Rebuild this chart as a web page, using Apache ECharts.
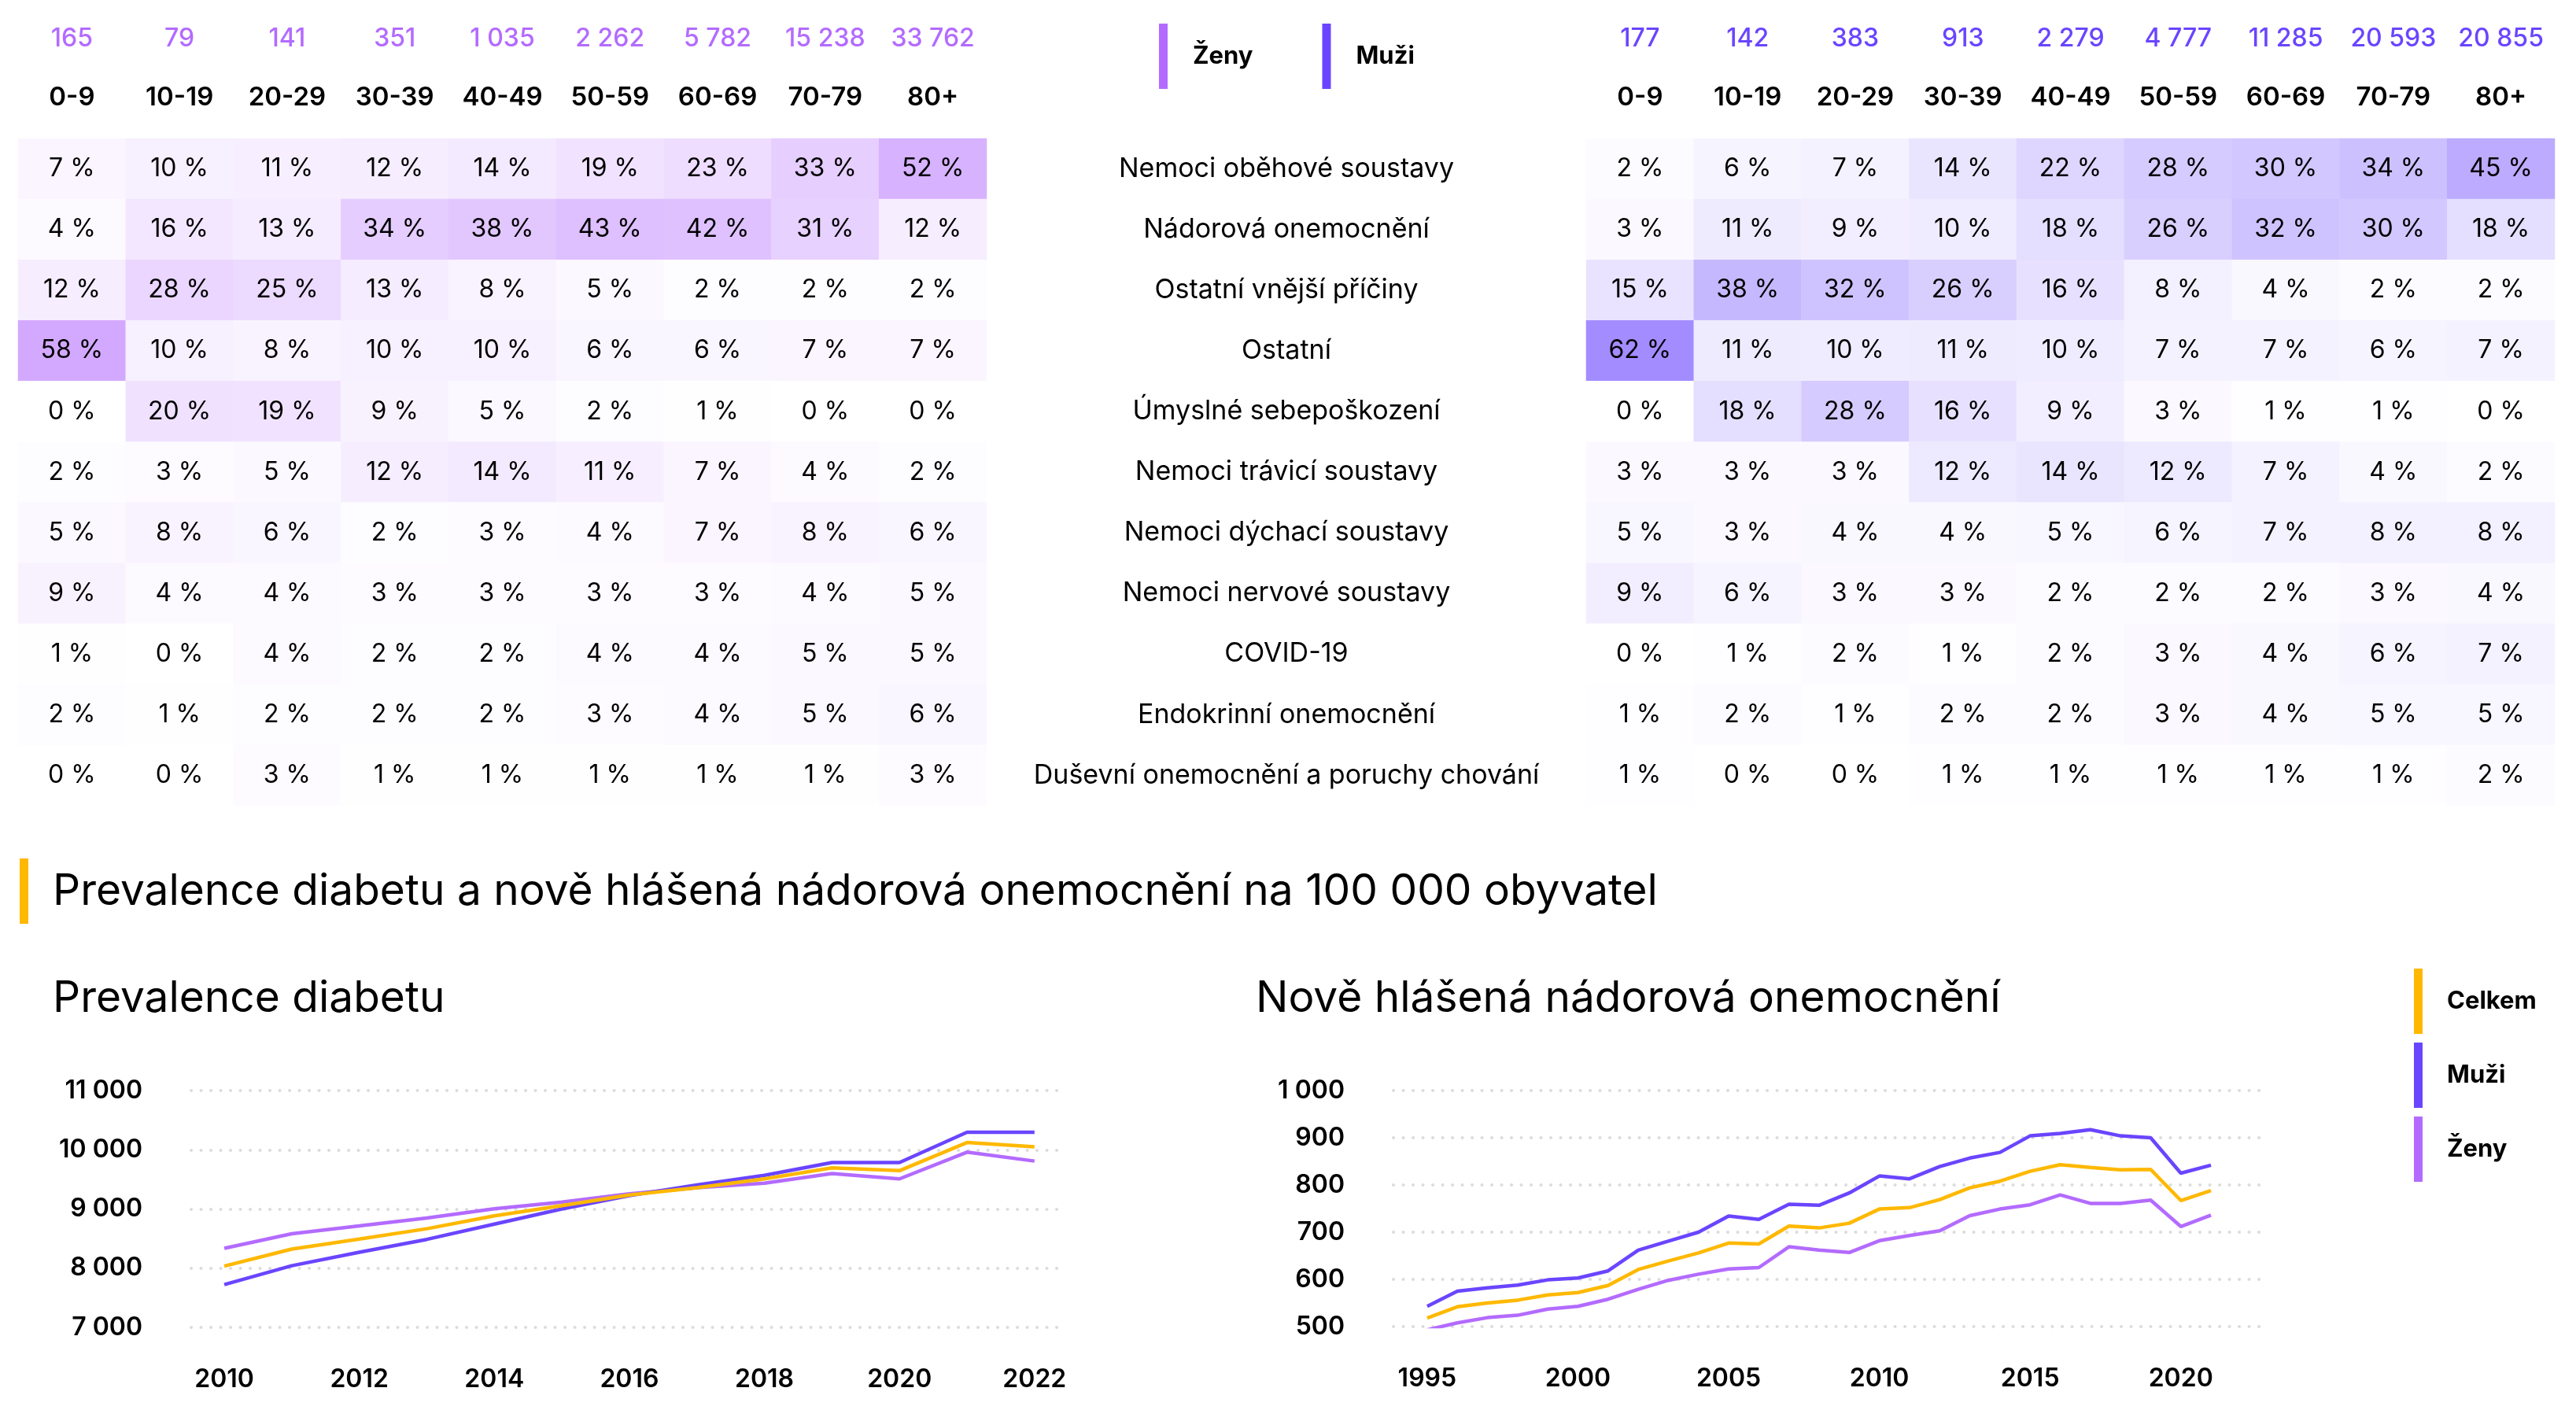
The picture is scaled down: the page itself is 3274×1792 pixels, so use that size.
<!DOCTYPE html>
<html>
<head>
<meta charset="utf-8">
<script src="https://cdn.jsdelivr.net/npm/echarts@6/dist/echarts.min.js"></script>
<style>
html,body{margin:0;padding:0;background:#fff;}
#c{width:3274px;height:1792px;}
</style>
</head>
<body>
<div id="c"></div>
<script>
// ---------- DATA ----------
const ages = ['0-9','10-19','20-29','30-39','40-49','50-59','60-69','70-79','80+'];
const causes = ['Nemoci oběhové soustavy','Nádorová onemocnění','Ostatní vnější příčiny','Ostatní','Úmyslné sebepoškození','Nemoci trávicí soustavy','Nemoci dýchací soustavy','Nemoci nervové soustavy','COVID-19','Endokrinní onemocnění','Duševní onemocnění a poruchy chování'];
const countsWomen = [165, 79, 141, 351, 1035, 2262, 5782, 15238, 33762];
const countsMen = [177, 142, 383, 913, 2279, 4777, 11285, 20593, 20855];
const sharesWomen = [
  [7,10,11,12,14,19,23,33,52],
  [4,16,13,34,38,43,42,31,12],
  [12,28,25,13,8,5,2,2,2],
  [58,10,8,10,10,6,6,7,7],
  [0,20,19,9,5,2,1,0,0],
  [2,3,5,12,14,11,7,4,2],
  [5,8,6,2,3,4,7,8,6],
  [9,4,4,3,3,3,3,4,5],
  [1,0,4,2,2,4,4,5,5],
  [2,1,2,2,2,3,4,5,6],
  [0,0,3,1,1,1,1,1,3]
];
const sharesMen = [
  [2,6,7,14,22,28,30,34,45],
  [3,11,9,10,18,26,32,30,18],
  [15,38,32,26,16,8,4,2,2],
  [62,11,10,11,10,7,7,6,7],
  [0,18,28,16,9,3,1,1,0],
  [3,3,3,12,14,12,7,4,2],
  [5,3,4,4,5,6,7,8,8],
  [9,6,3,3,2,2,2,3,4],
  [0,1,2,1,2,3,4,6,7],
  [1,2,1,2,2,3,4,5,5],
  [1,0,0,1,1,1,1,1,2]
];
const diabYears = [2010,2011,2012,2013,2014,2015,2016,2017,2018,2019,2020,2021,2022];
const diabTotal = [8035,8323,8492,8666,8883,9057,9237,9358,9508,9695,9647,10122,10050];
const diabMen   = [7722,8041,8270,8486,8744,9000,9226,9406,9568,9785,9785,10296,10296];
const diabWomen = [8335,8582,8714,8847,9003,9117,9256,9358,9436,9598,9508,9959,9809];
const diabTicksX = [2010,2012,2014,2016,2018,2020,2022];
const cancerYears = [1995,1996,1997,1998,1999,2000,2001,2002,2003,2004,2005,2006,2007,2008,2009,2010,2011,2012,2013,2014,2015,2016,2017,2018,2019,2020,2021];
const cancerMen   = [543,575,582,588,599,603,618,662,681,700,734,727,759,757,783,819,813,839,857,869,904,909,917,904,900,825,842];
const cancerTotal = [518,542,550,556,567,572,587,621,639,656,677,675,713,709,719,749,752,769,794,808,829,843,837,832,833,767,788];
const cancerWomen = [493,508,519,524,537,543,558,579,598,611,622,625,669,662,657,682,693,703,735,749,758,779,761,761,768,712,736];
const cancerTicksX = [1995,2000,2005,2010,2015,2020];

// ---------- STYLE ----------
const FF = 'Inter, Roboto, sans-serif';
const C_TOTAL = '#FFB800', C_MEN = '#6A45FF', C_WOMEN = '#B36BFF';
const fmt = n => String(n).replace(/\B(?=(\d{3})+(?!\d))/g, ' ');

function heatData(m){
  const out = [];
  m.forEach((row, r) => row.forEach((v, c) => out.push([c, r, v])));
  return out;
}
function pairs(xs, ys){ return xs.map((x, i) => [x, ys[i]]); }

function heatX(gridIndex, counts, color){
  return {
    type:'category', gridIndex, data: ages, position:'top',
    axisLine:{show:false}, axisTick:{show:false}, splitLine:{show:false},
    axisLabel:{
      interval:0, margin:14, verticalAlign:'bottom',
      formatter:(v, i) => '{n|' + fmt(counts[i]) + '}\n{a|' + v + '}',
      rich:{
        n:{color, fontSize:32, fontFamily:FF, lineHeight:75, fontWeight:500},
        a:{color:'#000', fontSize:33, fontFamily:FF, lineHeight:75, fontWeight:600}
      }
    }
  };
}
function heatY(gridIndex, showLabels){
  return {
    type:'category', gridIndex, data: causes, inverse:true, position:'right',
    axisLine:{show:false}, axisTick:{show:false}, splitLine:{show:false},
    axisLabel: showLabels ? {show:true, align:'center', margin:381, color:'#000', fontSize:34, fontFamily:FF} : {show:false}
  };
}
function lineY(gridIndex, min, max, interval){
  return {
    type:'value', gridIndex, min, max, interval,
    axisLine:{show:false}, axisTick:{show:false},
    splitLine:{show:true, lineStyle:{color:'#dcdcdc', width:4, type:[0.1,12.4], cap:'round'}},
    axisLabel:{margin:62, color:'#000', fontSize:32, fontWeight:600, fontFamily:FF, formatter: v => fmt(v)}
  };
}
function lineX(gridIndex, min, max, ticks){
  return {
    type:'value', gridIndex, min, max,
    axisLine:{show:false}, axisTick:{show:false}, splitLine:{show:false},
    axisLabel:{customValues: ticks, margin:66, verticalAlign:'middle', color:'#000', fontSize:32, fontWeight:600, fontFamily:FF, formatter: v => String(v)}
  };
}
function lineS(name, color, xi, data){
  return {
    name, type:'line', xAxisIndex:xi, yAxisIndex:xi, data, showSymbol:false, symbol:'none',
    color, itemStyle:{color}, lineStyle:{color, width:4.5}, emphasis:{disabled:true}, silent:true
  };
}

const chart = echarts.init(document.getElementById('c'));
chart.setOption({
  backgroundColor:'#fff',
  animation:false,
  textStyle:{fontFamily:FF},
  title:[
    {text:'Prevalence diabetu a nově hlášená nádorová onemocnění na 100 000 obyvatel', left:67, top:1106,
     textStyle:{fontSize:55, fontWeight:400, color:'#000', fontFamily:FF}, padding:0},
    {text:'Prevalence diabetu', left:67, top:1242, textStyle:{fontSize:55, fontWeight:400, color:'#000', fontFamily:FF}, padding:0},
    {text:'Nově hlášená nádorová onemocnění', left:1596, top:1242, textStyle:{fontSize:55, fontWeight:400, color:'#000', fontFamily:FF}, padding:0}
  ],
  graphic:[
    {type:'rect', left:25, top:1091, shape:{width:11, height:83}, style:{fill:C_TOTAL}}
  ],
  legend:[
    {data:['Ženy','Muži'], left:1468, top:25, orient:'horizontal', icon:'rect', itemWidth:11, itemHeight:83, itemGap:88,
     selectedMode:false, textStyle:{fontSize:31, fontWeight:700, color:'#000', fontFamily:FF, padding:[0,0,0,27]}},
    {data:['Celkem','Muži','Ženy'], left:3063, top:1226, orient:'vertical', icon:'rect', itemWidth:11, itemHeight:83, itemGap:11,
     selectedMode:false, textStyle:{fontSize:31, fontWeight:700, color:'#000', fontFamily:FF, padding:[0,0,0,26]}}
  ],
  grid:[
    {left:23, top:176, width:1231, height:848},
    {left:2016, top:176, width:1231, height:848},
    {left:243, top:1386, width:1107, height:301},
    {left:1771, top:1386, width:1108, height:300}
  ],
  xAxis:[
    heatX(0, countsWomen, C_WOMEN),
    heatX(1, countsMen, C_MEN),
    lineX(2, 2009.51, 2022.41, diabTicksX),
    lineX(3, 1993.88, 2022.8, cancerTicksX)
  ],
  yAxis:[
    heatY(0, true),
    heatY(1, false),
    lineY(2, 7000, 11000, 1000),
    lineY(3, 500, 1000, 100)
  ],
  visualMap:[
    {type:'continuous', show:false, min:0, max:100, seriesIndex:0, inRange:{color:['#ffffff', C_WOMEN]}},
    {type:'continuous', show:false, min:0, max:100, seriesIndex:1, inRange:{color:['#ffffff', C_MEN]}}
  ],
  series:[
    {name:'Ženy – příčiny', type:'heatmap', xAxisIndex:0, yAxisIndex:0, data:heatData(sharesWomen), silent:true,
     label:{show:true, color:'#000', fontSize:32, fontFamily:FF, formatter:p => p.value[2] + ' %'}, emphasis:{disabled:true}},
    {name:'Muži – příčiny', type:'heatmap', xAxisIndex:1, yAxisIndex:1, data:heatData(sharesMen), silent:true,
     label:{show:true, color:'#000', fontSize:32, fontFamily:FF, formatter:p => p.value[2] + ' %'}, emphasis:{disabled:true}},
    lineS('Ženy', C_WOMEN, 2, pairs(diabYears, diabWomen)),
    lineS('Muži', C_MEN, 2, pairs(diabYears, diabMen)),
    lineS('Celkem', C_TOTAL, 2, pairs(diabYears, diabTotal)),
    lineS('Ženy', C_WOMEN, 3, pairs(cancerYears, cancerWomen)),
    lineS('Muži', C_MEN, 3, pairs(cancerYears, cancerMen)),
    lineS('Celkem', C_TOTAL, 3, pairs(cancerYears, cancerTotal))
  ]
});
</script>
</body>
</html>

## Aim of the exercise
Copy out all lines above that include the string "page".

## Exercise solution
Rebuild this chart as a web page, using Apache ECharts.
The picture is scaled down: the page itself is 3274×1792 pixels, so use that size.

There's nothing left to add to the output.